Investigation showed that the cairn, which consisted of boulders carefully packed together without earth, in fact measured only 3.0m in diameter and was separated from the inner edge of the ditch by a berm approximately 0.3m wide; it had covered a sub-rectangular burial-pit with vertical sides measuring 1.37m by 1.06m across its axes and 0.89m deep. Within the area enclosed by the ditch the old ground-surface, both beneath the surviving cairn material and on the narrow berm, was covered to a depth of 30mm with a layer of dark brown soil containing a considerable admixture of wood-ash and charcoal; similar material was found in pockets on the bottom of the central pit. Also, a shallow grave-like hollow, 1.83m long by 0.76m wide, which had been slightly cut into by the outer scarp of the ditch on the N arc, had been sealed by a band of brown charcoal-flecked soil, although the lower part of its filling consisted of loosely-packed stones and clean soil.

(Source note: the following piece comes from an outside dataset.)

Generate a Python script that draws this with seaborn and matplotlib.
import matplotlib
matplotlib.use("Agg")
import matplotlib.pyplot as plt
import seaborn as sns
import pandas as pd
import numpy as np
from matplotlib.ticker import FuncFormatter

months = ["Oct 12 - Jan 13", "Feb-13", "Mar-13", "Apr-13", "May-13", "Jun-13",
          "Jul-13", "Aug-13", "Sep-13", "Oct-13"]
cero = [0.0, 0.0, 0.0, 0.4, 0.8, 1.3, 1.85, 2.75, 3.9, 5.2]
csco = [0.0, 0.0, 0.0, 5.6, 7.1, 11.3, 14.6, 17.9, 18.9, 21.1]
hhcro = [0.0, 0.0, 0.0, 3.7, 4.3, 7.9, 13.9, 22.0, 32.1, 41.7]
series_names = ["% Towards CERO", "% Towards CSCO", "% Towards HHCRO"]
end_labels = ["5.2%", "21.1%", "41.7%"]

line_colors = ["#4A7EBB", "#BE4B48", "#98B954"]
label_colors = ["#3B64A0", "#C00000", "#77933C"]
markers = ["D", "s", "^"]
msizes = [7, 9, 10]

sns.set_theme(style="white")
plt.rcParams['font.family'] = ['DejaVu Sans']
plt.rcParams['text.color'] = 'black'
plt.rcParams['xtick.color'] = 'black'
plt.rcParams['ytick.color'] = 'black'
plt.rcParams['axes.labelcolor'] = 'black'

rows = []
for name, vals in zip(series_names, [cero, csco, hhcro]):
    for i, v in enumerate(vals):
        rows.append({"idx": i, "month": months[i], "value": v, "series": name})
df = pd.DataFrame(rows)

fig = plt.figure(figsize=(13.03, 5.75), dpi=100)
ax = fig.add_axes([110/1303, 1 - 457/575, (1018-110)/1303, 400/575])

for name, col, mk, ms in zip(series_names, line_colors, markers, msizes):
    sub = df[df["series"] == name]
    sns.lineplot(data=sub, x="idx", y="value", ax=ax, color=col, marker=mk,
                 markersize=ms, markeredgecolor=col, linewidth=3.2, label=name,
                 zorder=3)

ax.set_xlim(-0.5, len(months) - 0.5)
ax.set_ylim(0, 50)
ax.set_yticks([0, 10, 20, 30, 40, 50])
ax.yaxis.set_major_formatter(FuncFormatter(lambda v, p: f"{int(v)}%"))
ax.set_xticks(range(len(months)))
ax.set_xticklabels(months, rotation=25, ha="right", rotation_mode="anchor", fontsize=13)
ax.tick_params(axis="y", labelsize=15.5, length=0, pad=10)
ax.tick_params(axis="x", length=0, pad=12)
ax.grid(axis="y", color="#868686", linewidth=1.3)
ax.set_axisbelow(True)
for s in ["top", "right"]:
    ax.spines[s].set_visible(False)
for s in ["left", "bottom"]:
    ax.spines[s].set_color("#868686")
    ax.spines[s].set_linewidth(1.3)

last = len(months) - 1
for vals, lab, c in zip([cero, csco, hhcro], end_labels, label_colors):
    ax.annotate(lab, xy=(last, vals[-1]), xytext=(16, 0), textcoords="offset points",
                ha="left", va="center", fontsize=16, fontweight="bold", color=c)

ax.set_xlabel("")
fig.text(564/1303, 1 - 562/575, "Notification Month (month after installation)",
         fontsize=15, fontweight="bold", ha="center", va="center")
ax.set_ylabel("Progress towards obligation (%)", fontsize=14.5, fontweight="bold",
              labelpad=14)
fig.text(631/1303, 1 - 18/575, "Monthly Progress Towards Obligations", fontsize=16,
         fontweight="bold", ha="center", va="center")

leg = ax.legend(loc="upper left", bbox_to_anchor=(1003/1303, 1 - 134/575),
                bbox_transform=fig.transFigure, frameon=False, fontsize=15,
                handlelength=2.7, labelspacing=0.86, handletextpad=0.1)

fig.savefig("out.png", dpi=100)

Unfortunately, the centre of the cairn had been seriously disturbed, presumably by treasure-seekers, who had driven a shaft down to the bottom of the burial-pit and rifled its contents. The loose fill of this intrusion yielded a minute fragment of calcined bone, eight very small sherds of coarse pottery (none of them certainly identifiable) and two extremely corroded iron objects. A small struck flake of chert and part of a whetstone were discovered in topsoil over the N perimeter of the cairn, the latter, like the fragments of iron, probably dating to the time of the disturbance.

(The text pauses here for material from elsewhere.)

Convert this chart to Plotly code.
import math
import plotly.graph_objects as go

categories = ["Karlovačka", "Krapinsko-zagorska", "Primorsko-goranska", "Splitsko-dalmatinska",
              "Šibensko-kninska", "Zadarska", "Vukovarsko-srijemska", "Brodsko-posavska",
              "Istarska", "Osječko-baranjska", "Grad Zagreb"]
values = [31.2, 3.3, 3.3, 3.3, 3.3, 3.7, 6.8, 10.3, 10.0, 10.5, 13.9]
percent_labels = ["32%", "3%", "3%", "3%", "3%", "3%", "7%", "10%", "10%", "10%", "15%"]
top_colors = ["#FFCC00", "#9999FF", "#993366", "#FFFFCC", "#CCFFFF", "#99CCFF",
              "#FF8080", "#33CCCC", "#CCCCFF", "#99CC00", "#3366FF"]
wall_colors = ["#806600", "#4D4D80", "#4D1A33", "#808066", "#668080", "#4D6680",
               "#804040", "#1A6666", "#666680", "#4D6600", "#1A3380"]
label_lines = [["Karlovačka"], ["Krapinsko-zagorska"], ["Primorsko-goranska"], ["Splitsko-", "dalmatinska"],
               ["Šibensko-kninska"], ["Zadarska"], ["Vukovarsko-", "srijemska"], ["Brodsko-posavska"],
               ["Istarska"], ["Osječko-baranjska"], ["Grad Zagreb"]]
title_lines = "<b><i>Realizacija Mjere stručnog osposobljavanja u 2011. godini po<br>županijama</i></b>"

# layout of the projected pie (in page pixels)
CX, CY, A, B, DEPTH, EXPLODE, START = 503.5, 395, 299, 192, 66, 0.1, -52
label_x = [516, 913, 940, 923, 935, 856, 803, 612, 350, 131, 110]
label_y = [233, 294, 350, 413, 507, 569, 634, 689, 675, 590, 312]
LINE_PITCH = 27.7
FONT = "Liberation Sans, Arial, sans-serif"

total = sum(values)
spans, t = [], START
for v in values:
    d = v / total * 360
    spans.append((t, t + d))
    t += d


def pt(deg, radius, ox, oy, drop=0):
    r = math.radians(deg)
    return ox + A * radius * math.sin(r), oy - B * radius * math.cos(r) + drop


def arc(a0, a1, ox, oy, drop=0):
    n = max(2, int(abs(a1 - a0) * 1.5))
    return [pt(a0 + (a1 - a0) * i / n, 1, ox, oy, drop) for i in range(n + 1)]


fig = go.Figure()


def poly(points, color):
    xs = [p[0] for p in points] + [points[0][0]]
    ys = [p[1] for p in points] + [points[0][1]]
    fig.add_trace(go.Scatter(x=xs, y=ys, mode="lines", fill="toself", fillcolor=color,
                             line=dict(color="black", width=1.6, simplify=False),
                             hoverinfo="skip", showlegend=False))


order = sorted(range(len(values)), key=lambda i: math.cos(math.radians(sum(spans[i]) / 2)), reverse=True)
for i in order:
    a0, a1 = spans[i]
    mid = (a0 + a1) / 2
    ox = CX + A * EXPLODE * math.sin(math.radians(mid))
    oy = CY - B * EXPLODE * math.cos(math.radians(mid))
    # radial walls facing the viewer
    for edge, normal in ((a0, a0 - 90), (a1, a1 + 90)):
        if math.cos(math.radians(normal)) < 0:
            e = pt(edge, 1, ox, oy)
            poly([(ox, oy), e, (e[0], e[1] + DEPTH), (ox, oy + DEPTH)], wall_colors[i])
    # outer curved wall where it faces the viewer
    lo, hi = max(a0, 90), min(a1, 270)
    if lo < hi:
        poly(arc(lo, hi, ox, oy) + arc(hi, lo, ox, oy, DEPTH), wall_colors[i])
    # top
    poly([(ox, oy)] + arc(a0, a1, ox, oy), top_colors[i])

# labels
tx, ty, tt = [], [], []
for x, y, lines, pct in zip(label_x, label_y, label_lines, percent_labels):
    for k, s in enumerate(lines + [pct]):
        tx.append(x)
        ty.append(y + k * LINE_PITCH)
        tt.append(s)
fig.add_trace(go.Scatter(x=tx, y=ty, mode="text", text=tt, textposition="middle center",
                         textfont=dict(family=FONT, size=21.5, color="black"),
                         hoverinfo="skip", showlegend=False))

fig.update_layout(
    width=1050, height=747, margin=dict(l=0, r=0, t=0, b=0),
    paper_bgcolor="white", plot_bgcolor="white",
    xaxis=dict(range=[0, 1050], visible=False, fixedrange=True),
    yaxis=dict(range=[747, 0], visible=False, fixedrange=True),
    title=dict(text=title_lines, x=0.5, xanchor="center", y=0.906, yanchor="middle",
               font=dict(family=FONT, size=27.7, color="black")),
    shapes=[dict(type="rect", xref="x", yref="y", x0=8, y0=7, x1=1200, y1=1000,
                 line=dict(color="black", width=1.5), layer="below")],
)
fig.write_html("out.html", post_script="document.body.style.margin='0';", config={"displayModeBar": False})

The sequence of events revealed by the excavation thus appears to parallel that observed at the enclosed cremation cemetery at Weird Law (RCAHMS 1967, No. 109), and may be tentatively summarised as follows. The grave-like depression on the N arc was dug, possibly to receive the corpse, while the funerary preparations were proceeding. A large fire was then kindled to the S of the depression and its ashes subsequently used to seal the already partly-filled hollow, from which the corpse had now, doubtless, been removed, although not necessarily for cremation, for the single flake of burned bone cannot be taken to prove that incineration had taken place; the fire may simply have served a ritual purpose. The central pit was then dug and the remains deposited in it, accompanied by the appropriate grave-goods, which presumably included pottery vessels; the material subsequently used to back-fill the pit naturally contained flecks of ash and charcoal scraped off the old land-surface. A round cairn was constructed over the pit, and an external ditch dug to delimit the burial enclosure, but the loose soil thus produced does not appear to have been used to form a counterscarp bank, and most probably was cast on top of the completed cairn.

The significance of the site is discussed in RCAHMS 1978, p.6.

RCAHMS 1978, visited September 1975

Field Visit (22 July 2021)

This feature was relocated at NS 96201 21826.

Visited by HES Archaeological Survey (G F Geddes) 22 July 2021.